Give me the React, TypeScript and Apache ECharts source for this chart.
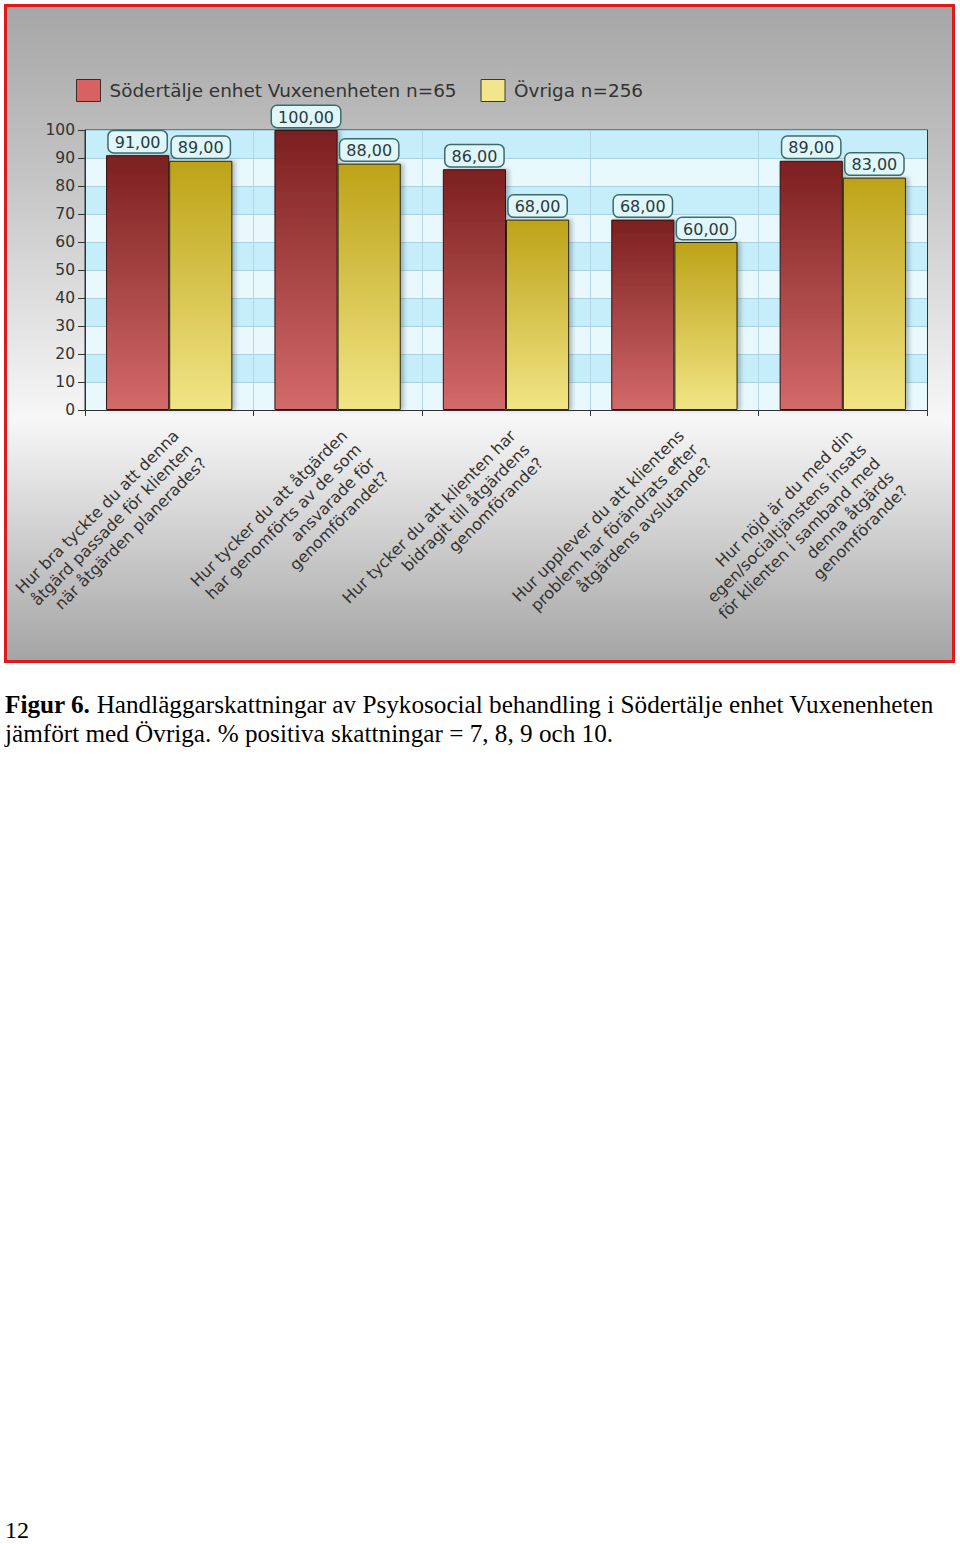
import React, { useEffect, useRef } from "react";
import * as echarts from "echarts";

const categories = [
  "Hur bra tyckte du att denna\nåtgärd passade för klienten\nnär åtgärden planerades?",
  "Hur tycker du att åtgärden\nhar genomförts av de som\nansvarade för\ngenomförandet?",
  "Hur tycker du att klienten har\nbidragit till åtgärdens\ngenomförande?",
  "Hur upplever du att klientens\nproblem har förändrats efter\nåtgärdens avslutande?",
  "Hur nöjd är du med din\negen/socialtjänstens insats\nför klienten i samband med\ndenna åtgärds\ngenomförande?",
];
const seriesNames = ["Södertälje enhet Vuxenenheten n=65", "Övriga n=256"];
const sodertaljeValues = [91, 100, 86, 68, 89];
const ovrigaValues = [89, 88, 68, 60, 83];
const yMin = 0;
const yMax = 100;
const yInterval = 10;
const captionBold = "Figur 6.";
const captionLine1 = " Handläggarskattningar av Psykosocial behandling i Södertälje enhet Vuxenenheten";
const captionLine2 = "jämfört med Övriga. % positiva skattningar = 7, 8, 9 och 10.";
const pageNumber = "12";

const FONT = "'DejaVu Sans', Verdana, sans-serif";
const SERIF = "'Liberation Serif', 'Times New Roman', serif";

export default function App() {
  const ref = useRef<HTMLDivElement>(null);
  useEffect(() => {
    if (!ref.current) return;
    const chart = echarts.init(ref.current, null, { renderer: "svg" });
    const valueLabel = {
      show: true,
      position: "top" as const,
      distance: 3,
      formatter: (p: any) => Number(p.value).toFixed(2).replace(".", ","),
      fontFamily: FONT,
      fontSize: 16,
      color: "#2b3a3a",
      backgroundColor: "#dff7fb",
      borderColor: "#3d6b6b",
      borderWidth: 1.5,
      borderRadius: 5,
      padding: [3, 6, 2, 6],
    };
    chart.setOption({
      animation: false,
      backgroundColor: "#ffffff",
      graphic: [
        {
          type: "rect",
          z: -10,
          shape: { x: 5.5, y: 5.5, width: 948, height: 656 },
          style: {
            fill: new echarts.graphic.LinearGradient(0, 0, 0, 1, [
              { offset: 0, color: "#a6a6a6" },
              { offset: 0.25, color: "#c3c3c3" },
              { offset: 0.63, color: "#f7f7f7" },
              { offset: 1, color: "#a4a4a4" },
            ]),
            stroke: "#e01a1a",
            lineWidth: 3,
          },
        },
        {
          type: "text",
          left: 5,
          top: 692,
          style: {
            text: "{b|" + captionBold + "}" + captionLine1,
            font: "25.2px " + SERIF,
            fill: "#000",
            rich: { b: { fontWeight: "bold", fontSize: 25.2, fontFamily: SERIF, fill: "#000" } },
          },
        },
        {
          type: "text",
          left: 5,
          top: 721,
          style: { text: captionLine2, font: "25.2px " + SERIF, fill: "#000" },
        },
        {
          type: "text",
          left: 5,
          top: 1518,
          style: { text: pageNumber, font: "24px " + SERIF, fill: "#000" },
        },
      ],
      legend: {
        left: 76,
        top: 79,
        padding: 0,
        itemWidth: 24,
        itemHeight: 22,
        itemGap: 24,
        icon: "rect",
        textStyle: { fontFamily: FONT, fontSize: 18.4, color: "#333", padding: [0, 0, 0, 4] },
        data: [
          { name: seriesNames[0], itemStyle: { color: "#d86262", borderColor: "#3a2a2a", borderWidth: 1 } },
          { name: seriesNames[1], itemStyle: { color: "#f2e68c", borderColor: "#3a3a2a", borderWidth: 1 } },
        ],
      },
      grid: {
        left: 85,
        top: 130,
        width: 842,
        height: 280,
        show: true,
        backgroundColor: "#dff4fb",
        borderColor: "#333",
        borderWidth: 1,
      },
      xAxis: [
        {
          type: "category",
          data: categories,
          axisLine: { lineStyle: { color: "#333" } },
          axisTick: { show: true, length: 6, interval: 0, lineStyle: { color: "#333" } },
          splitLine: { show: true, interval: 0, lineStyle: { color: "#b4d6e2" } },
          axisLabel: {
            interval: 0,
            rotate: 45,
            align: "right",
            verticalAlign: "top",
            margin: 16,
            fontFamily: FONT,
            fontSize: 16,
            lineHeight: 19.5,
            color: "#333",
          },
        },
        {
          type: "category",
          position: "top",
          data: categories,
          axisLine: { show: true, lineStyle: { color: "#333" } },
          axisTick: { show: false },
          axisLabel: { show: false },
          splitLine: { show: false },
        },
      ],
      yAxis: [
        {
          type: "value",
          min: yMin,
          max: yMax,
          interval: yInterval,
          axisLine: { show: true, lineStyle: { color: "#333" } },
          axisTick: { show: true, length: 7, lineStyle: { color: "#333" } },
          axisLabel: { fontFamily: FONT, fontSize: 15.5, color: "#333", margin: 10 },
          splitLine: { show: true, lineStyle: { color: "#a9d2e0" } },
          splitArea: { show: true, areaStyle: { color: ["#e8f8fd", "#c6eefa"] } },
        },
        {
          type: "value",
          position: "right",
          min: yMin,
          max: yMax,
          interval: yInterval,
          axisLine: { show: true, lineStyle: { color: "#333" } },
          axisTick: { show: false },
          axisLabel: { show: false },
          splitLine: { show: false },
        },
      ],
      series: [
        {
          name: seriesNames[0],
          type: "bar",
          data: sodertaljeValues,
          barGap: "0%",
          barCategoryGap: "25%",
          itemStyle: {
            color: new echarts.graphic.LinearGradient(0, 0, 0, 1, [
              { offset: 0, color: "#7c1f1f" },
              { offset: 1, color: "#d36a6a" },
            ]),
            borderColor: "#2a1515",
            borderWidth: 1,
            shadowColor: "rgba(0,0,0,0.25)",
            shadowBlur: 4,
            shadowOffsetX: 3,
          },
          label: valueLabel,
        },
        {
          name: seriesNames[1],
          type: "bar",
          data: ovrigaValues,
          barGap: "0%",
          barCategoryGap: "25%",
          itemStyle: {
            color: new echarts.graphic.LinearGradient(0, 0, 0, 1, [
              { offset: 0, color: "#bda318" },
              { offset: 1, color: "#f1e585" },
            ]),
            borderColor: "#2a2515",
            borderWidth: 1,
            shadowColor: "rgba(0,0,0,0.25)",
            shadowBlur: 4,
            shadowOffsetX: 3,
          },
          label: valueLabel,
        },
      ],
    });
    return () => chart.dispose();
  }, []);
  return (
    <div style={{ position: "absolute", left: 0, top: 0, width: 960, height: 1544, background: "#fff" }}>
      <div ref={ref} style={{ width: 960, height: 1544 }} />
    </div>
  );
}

WORK TO BE COMPLETED:
Skip the pictures and restate exactly the lines from the beginning of the listing to the line with "import * as", that line included.

CORRECT ANSWER:
Give me the React, TypeScript and Apache ECharts source for this chart.
import React, { useEffect, useRef } from "react";
import * as echarts from "echarts";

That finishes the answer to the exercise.